The mob violence erupted the next day. A Telegram channel displaying the Kahanist emblem — a yellow fist inside a black Star of David — swelled from a few hundred members to more than 6,000.

It was used to organize a crowd in the Tel Aviv suburb of Bat Yam on Wednesday that pulled an Arab from his car and beat him severely. The attack horrified Israelis and was widely condemned, including by far-right politicians. Israeli media reported the country’s police chief blamed Ben-Gvir for inciting a Jewish “intifada,” the Arabic term used to refer to two Palestinian uprisings.
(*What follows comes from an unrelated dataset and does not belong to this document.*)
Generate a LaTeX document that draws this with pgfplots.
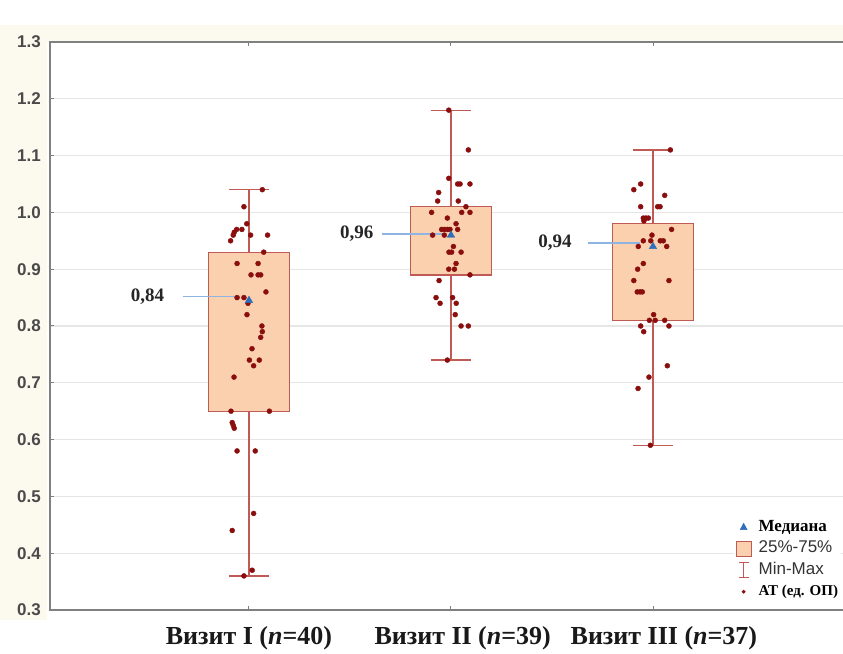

As a lawyer with a long history of defending Jewish extremists accused of attacking Arabs, Ben-Gvir has been careful not to run afoul of laws against incitement. He calls Kahane “righteous and holy,” but has tried to distance himself by saying he doesn’t agree with everything the rabbi said.

Ben-Gvir first became a national figure when he famously broke a hood ornament off then-Prime Minister Yitzhak Rabin’s car in 1995.
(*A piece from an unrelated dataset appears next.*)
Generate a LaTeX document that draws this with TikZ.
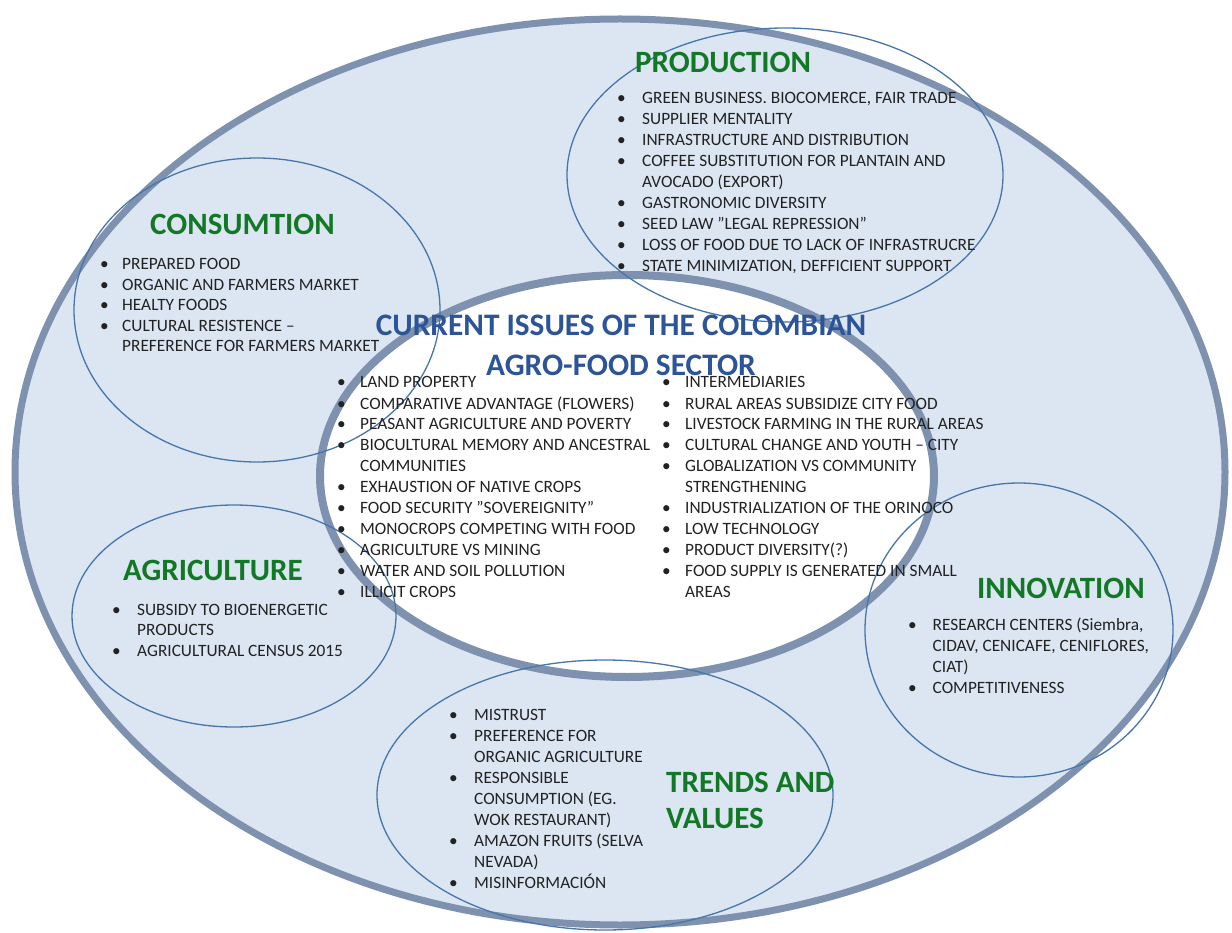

“We got to his car, and we’ll get to him too,” he said, just weeks before Rabin was assassinated by a Jewish extremist opposed to his peace efforts with the Palestinians.

Israel has shifted even more to the right since then, driven by the failure of peace efforts, repeated rounds of violence and demographic shifts. Ben-Gvir’s supporters are largely religious and ultra-Orthodox Jews, who tend to have large families.

Netanyahu hoped to tap into that by assembling a far-right bloc with Ben-Gvir and Bezalel Smotrich, another ultranationalist. Ironically, they foiled Netanyahu’s plan by blocking his outreach to a small Arab party needed to secure a parliamentary majority.

Dan Meridor, a former justice minister and Likud heavyweight who helped lead efforts to ban Kahane from parliament in 1988, believes Netanyahu made a grave error in rehabilitating his followers.

“You can just see the dramatic and very harmful change the Likud went through when they legitimized the Kahanists,” he said. “It changed very tragically to me.”

Palestinian citizens of Israel, on the other hand, view Ben-Gvir as the latest in a long line of Israeli politicians — including Netanyahu — who have treated them as second-class citizens, if not enemies of the state. It’s one of many grievances they point to in explaining the recent protests and clashes with police.

Diana Buttu, a lawyer and analyst who is a Palestinian citizen of Israel, says it’s easy for Israelis to dismiss the Kahanists as a fringe group.

“But if you step back and look at this country through the eyes of a Palestinian, you see that at every single political level, in every single political party, there’s been some form of anti-Palestinian racism.”